Task details
Collect every line of the records below that contains the word "this".

Recorded data
##########

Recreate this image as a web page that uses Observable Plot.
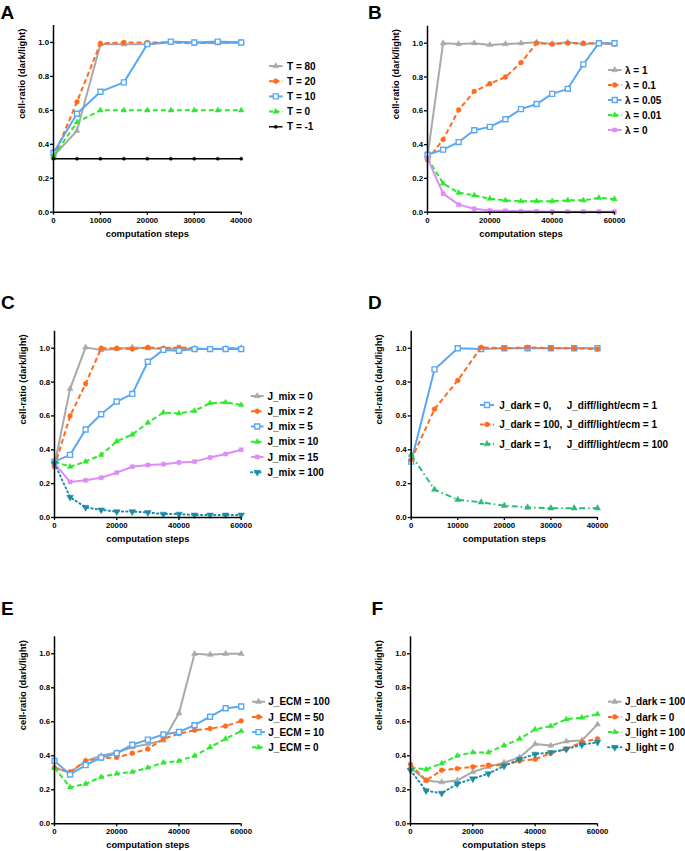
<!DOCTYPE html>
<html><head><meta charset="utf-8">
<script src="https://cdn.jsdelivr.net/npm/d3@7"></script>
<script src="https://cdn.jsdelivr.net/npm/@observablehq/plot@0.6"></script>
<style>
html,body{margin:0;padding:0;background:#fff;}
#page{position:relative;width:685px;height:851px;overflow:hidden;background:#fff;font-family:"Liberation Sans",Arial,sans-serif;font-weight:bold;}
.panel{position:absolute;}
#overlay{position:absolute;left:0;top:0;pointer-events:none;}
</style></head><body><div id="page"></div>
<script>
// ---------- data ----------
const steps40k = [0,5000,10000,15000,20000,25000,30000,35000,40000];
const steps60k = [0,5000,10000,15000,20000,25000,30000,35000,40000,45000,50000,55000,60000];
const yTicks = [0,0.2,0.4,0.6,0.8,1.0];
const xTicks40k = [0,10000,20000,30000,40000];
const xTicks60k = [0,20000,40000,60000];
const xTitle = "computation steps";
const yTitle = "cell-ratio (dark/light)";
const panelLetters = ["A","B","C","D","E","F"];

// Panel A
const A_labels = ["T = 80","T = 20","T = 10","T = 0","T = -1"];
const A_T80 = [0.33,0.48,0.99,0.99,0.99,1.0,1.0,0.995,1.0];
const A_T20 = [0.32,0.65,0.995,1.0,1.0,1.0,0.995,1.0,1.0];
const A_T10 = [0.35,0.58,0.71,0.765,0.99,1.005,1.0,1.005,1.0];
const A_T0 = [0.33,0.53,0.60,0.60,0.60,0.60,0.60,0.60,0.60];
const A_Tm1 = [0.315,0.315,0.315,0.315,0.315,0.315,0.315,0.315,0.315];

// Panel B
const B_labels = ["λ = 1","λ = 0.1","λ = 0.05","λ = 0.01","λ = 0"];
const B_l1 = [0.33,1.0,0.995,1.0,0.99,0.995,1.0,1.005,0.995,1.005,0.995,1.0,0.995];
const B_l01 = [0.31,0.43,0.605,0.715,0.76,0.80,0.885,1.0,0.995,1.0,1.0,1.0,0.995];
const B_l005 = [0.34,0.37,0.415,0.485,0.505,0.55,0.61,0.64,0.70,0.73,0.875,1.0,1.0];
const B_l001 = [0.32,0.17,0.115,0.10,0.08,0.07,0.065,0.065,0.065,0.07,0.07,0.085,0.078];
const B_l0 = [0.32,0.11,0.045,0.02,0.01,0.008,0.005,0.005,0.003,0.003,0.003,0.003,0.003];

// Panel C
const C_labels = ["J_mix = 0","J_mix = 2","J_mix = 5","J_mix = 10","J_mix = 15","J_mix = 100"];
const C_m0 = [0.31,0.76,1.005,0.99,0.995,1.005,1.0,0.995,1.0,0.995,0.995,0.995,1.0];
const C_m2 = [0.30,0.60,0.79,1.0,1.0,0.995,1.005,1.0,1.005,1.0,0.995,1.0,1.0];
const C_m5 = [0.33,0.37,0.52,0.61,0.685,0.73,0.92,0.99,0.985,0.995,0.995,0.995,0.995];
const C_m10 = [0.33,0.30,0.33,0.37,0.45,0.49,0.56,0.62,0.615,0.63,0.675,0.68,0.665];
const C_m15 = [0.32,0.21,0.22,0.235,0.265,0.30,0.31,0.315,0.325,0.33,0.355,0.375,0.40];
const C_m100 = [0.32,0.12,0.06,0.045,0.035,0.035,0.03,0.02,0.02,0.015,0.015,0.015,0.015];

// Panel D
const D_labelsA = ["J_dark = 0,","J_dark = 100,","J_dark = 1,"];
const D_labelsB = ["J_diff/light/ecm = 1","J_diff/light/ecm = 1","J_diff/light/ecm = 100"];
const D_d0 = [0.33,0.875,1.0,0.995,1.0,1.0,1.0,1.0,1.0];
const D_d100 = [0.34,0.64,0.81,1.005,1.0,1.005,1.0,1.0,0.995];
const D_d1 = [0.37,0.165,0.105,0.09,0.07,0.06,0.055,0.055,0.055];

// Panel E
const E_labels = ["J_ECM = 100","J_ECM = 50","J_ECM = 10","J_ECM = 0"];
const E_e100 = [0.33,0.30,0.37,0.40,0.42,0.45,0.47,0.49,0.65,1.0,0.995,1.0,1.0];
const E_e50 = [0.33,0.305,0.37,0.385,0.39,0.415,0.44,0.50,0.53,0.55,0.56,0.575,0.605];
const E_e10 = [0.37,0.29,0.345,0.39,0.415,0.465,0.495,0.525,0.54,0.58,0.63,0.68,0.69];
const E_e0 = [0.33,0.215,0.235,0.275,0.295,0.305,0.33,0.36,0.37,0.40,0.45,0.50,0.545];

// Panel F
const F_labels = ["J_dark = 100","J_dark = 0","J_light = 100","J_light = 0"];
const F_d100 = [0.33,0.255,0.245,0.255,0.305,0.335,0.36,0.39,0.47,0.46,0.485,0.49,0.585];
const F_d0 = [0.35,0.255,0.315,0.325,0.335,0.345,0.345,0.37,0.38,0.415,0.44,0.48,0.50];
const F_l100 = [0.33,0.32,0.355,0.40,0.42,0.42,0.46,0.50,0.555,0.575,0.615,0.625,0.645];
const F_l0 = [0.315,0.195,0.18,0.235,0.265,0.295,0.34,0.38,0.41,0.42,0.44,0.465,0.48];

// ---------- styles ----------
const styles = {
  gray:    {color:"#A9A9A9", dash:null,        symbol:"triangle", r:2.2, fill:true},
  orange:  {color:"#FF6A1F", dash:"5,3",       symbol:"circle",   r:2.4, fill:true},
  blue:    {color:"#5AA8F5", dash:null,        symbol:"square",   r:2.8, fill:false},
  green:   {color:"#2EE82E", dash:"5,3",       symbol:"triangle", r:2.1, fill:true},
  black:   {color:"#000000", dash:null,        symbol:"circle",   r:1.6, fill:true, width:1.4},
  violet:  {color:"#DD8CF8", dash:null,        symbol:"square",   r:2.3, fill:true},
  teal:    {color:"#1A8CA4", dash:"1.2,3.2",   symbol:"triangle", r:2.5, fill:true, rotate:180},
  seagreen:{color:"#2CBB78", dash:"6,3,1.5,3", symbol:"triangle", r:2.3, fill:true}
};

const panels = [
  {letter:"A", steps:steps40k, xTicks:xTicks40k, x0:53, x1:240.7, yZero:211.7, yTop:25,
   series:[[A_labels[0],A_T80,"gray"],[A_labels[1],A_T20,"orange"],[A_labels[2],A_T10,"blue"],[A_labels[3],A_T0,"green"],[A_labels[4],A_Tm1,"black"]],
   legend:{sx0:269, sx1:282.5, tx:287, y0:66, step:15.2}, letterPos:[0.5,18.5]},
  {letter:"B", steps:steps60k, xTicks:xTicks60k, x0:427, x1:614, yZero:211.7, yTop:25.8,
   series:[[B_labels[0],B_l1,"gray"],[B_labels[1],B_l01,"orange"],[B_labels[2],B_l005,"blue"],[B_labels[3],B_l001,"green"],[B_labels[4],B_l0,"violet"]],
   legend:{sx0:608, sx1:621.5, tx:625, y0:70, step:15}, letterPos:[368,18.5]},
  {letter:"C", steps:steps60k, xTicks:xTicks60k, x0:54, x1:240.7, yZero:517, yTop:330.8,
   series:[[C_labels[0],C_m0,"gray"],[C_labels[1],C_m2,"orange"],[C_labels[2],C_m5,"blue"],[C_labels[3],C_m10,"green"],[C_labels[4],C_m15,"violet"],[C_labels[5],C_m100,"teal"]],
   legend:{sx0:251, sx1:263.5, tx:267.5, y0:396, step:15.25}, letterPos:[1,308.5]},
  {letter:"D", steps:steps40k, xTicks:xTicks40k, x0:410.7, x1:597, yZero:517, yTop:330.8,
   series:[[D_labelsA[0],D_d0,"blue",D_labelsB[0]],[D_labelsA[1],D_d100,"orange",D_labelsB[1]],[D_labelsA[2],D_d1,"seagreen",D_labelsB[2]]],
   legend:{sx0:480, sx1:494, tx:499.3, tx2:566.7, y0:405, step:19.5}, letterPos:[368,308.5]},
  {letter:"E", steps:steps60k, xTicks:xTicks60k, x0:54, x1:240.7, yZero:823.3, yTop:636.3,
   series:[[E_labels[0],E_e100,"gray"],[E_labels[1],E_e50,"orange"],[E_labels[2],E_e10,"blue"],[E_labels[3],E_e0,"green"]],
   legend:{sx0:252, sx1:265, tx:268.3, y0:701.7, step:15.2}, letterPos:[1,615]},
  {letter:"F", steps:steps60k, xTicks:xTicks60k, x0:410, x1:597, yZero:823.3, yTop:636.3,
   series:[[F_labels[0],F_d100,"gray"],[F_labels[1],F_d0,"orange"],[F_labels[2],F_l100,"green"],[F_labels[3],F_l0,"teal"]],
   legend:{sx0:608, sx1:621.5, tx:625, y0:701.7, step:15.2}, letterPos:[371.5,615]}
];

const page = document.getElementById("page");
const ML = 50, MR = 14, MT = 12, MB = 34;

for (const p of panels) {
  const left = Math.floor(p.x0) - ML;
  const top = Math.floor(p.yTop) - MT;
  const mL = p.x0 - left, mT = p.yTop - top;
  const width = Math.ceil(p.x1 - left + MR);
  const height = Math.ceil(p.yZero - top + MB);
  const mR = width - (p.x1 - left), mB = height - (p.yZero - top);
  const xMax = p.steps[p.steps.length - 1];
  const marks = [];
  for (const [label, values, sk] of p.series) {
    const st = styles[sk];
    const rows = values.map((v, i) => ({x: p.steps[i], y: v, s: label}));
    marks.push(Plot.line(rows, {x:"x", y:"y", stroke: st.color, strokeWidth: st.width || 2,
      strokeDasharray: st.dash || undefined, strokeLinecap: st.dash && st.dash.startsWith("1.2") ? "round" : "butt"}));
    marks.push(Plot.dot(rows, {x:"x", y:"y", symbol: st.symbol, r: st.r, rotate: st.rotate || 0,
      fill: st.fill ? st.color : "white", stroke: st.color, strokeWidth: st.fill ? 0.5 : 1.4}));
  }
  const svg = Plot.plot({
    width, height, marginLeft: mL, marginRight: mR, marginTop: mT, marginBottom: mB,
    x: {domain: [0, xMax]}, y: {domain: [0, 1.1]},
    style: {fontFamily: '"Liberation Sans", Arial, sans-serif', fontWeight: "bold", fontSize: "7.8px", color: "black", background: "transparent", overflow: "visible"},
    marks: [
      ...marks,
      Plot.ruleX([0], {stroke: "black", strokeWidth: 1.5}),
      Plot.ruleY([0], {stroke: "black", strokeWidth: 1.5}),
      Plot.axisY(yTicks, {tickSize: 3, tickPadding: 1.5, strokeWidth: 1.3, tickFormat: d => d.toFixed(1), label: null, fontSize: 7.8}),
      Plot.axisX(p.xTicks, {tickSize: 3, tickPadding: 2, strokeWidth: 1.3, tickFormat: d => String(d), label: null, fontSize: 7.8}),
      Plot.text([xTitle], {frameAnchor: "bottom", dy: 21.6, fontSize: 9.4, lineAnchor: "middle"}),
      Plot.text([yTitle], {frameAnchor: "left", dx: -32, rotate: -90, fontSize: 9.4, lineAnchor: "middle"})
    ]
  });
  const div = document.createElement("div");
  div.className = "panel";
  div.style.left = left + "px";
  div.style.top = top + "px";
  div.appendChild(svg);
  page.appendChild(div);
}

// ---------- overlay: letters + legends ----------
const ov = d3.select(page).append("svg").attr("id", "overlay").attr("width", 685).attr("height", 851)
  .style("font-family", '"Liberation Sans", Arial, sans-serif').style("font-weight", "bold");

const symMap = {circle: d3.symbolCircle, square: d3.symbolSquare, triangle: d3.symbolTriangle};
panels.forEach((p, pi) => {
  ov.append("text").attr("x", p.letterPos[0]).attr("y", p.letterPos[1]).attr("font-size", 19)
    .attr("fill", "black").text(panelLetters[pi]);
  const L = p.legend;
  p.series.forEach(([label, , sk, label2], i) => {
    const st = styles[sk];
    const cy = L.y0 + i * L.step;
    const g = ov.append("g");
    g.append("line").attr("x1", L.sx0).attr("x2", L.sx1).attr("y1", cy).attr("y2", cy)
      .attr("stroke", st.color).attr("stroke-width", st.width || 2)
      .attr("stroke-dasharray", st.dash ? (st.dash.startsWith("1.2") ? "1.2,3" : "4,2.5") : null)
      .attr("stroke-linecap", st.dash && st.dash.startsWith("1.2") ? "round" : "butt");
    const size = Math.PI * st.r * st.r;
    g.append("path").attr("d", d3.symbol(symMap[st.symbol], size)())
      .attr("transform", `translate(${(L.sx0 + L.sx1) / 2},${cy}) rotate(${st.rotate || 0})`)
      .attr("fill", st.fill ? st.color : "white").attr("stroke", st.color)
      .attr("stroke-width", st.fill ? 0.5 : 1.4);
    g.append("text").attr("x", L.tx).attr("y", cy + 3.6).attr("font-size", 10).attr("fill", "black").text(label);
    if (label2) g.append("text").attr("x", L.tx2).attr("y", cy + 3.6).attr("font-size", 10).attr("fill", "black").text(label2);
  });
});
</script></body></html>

##########

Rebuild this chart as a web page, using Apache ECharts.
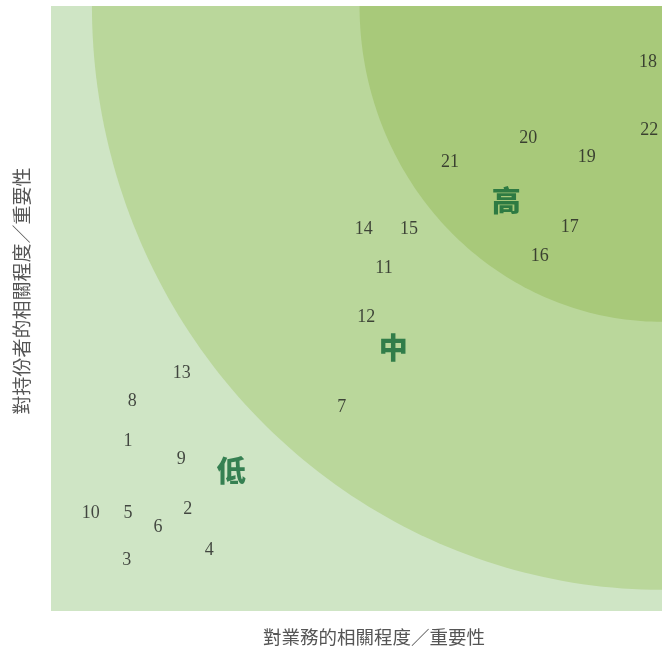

##########

Answer in full
Recreate this image as a web page that uses Observable Plot.
Rebuild this chart as a web page, using Apache ECharts.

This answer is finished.